>> begin Data rows

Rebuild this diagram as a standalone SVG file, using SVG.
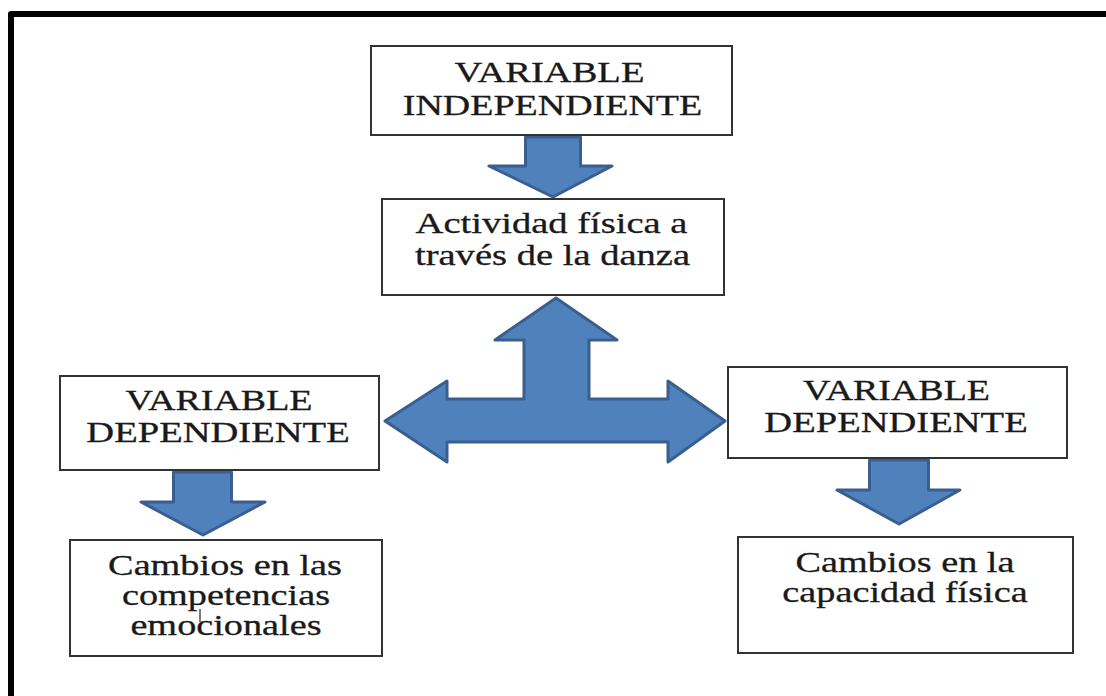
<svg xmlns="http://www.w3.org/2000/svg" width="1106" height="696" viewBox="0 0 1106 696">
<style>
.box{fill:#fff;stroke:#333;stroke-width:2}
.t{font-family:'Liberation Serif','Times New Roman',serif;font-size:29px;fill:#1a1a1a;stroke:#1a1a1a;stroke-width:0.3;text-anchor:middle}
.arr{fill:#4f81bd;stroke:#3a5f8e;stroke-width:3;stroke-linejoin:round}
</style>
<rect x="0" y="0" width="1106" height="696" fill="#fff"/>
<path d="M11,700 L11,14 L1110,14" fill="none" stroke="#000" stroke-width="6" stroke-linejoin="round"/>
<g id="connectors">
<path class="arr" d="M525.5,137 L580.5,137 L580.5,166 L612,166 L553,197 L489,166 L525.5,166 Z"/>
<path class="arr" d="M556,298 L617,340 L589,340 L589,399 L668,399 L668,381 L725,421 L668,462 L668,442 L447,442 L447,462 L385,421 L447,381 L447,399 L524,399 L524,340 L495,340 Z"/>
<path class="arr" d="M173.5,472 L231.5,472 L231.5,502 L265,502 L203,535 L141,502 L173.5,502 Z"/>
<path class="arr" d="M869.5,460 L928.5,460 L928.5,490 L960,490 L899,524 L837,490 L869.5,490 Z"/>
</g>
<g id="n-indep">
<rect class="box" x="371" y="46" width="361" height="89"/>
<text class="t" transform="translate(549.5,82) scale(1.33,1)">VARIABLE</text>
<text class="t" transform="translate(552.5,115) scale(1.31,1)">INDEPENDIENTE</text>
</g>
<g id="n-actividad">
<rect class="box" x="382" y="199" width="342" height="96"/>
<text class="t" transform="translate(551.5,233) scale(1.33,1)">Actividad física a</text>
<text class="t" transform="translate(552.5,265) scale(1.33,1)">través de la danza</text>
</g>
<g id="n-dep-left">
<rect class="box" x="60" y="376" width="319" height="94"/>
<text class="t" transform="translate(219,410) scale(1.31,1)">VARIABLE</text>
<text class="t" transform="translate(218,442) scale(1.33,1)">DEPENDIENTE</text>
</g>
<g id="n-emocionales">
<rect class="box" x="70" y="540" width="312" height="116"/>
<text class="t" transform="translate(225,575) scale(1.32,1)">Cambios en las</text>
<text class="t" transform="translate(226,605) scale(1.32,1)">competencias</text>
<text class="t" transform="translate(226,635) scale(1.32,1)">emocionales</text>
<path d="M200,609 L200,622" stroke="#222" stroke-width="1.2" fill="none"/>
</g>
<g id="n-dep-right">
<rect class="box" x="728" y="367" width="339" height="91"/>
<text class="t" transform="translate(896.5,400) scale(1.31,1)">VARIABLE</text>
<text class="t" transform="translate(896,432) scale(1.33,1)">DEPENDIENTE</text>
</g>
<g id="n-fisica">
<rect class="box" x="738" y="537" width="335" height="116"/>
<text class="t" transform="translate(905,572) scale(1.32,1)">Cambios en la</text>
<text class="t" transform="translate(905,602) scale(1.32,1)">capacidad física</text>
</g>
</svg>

>> end Data rows
>> begin Data rows

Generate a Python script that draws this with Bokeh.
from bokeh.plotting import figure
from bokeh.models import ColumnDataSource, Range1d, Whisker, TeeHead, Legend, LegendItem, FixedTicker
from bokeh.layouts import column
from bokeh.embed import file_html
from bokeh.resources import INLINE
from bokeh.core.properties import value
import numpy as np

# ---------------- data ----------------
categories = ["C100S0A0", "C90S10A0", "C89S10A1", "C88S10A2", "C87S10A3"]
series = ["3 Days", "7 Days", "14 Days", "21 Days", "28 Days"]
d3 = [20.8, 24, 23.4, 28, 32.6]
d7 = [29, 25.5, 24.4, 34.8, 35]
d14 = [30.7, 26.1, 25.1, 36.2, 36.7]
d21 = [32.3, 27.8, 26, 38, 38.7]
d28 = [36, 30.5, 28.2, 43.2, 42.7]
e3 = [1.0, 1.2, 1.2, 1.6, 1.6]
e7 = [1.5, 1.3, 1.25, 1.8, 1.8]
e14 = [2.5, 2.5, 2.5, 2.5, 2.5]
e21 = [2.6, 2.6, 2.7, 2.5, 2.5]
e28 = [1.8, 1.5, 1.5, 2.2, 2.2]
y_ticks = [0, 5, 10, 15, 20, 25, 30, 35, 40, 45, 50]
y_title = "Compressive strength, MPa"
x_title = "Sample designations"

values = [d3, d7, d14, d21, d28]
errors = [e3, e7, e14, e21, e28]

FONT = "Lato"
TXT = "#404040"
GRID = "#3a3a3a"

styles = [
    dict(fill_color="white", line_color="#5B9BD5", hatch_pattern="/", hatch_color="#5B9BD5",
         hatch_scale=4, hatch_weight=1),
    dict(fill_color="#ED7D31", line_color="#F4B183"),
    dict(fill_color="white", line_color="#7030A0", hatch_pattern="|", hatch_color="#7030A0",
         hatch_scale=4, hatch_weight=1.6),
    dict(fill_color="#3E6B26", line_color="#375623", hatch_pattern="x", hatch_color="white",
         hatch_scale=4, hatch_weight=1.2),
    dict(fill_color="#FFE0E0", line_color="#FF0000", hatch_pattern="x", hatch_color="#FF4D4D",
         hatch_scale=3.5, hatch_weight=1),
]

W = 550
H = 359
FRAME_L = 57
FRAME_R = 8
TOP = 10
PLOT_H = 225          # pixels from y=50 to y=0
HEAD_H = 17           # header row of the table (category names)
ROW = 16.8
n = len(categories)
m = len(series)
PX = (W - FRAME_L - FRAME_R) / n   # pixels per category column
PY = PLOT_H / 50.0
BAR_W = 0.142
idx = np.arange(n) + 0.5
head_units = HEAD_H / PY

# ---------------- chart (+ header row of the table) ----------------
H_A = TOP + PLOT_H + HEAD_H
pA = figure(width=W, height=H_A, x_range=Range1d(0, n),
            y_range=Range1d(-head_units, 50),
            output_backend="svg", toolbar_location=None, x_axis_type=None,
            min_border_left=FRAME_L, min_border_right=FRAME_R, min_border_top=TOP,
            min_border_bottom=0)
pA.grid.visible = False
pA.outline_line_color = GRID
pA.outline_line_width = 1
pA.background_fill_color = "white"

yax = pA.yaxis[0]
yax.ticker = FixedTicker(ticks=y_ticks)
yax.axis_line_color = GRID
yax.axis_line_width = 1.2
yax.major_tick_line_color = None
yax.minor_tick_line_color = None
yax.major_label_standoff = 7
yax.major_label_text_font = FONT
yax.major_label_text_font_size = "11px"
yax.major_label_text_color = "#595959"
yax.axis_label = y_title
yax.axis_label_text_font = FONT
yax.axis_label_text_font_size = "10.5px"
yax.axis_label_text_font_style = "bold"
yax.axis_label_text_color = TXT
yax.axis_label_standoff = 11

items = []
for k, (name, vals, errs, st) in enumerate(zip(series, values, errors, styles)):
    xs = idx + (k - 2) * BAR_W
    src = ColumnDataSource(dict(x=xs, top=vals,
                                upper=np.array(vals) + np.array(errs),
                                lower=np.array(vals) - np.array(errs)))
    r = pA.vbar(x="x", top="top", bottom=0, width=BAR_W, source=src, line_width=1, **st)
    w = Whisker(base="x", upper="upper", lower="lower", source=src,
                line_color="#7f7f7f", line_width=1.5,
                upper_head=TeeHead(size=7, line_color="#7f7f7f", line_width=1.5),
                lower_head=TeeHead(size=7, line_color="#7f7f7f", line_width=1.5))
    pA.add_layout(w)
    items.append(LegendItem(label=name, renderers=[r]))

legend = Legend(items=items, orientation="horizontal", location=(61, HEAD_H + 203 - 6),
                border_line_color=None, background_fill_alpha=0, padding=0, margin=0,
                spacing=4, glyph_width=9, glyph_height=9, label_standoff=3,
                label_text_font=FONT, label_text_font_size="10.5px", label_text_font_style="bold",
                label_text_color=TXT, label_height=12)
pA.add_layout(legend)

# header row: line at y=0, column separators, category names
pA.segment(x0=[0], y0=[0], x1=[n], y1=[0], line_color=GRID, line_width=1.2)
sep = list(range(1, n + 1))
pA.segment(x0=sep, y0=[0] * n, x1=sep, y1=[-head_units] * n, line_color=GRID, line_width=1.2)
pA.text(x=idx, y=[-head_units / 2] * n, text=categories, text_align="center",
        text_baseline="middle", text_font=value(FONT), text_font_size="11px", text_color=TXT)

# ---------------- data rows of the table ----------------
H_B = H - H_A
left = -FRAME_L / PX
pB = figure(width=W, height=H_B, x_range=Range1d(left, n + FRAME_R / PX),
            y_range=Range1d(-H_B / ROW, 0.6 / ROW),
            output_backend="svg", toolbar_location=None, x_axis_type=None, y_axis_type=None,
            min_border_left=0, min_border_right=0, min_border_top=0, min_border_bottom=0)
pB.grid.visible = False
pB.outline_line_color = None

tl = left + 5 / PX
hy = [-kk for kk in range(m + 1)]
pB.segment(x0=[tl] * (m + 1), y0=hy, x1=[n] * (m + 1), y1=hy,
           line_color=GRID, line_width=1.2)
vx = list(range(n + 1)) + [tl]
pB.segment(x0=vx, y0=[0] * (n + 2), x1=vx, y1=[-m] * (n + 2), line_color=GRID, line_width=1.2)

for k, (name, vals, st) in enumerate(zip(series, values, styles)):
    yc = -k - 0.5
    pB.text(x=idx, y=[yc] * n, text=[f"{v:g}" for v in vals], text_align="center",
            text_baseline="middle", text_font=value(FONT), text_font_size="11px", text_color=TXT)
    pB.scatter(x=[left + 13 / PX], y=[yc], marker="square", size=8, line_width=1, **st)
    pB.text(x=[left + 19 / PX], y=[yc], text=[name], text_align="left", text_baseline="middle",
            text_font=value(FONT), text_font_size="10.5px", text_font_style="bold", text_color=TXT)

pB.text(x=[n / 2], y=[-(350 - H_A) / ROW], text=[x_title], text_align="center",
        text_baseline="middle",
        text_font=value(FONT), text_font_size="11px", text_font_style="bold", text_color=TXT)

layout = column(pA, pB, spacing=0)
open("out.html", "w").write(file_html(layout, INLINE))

>> end Data rows

Challenge:
Lines that hold the word "this" are the ones to return, every one of them.

Task result:
Rebuild this diagram as a standalone SVG file, using SVG.
Generate a Python script that draws this with Bokeh.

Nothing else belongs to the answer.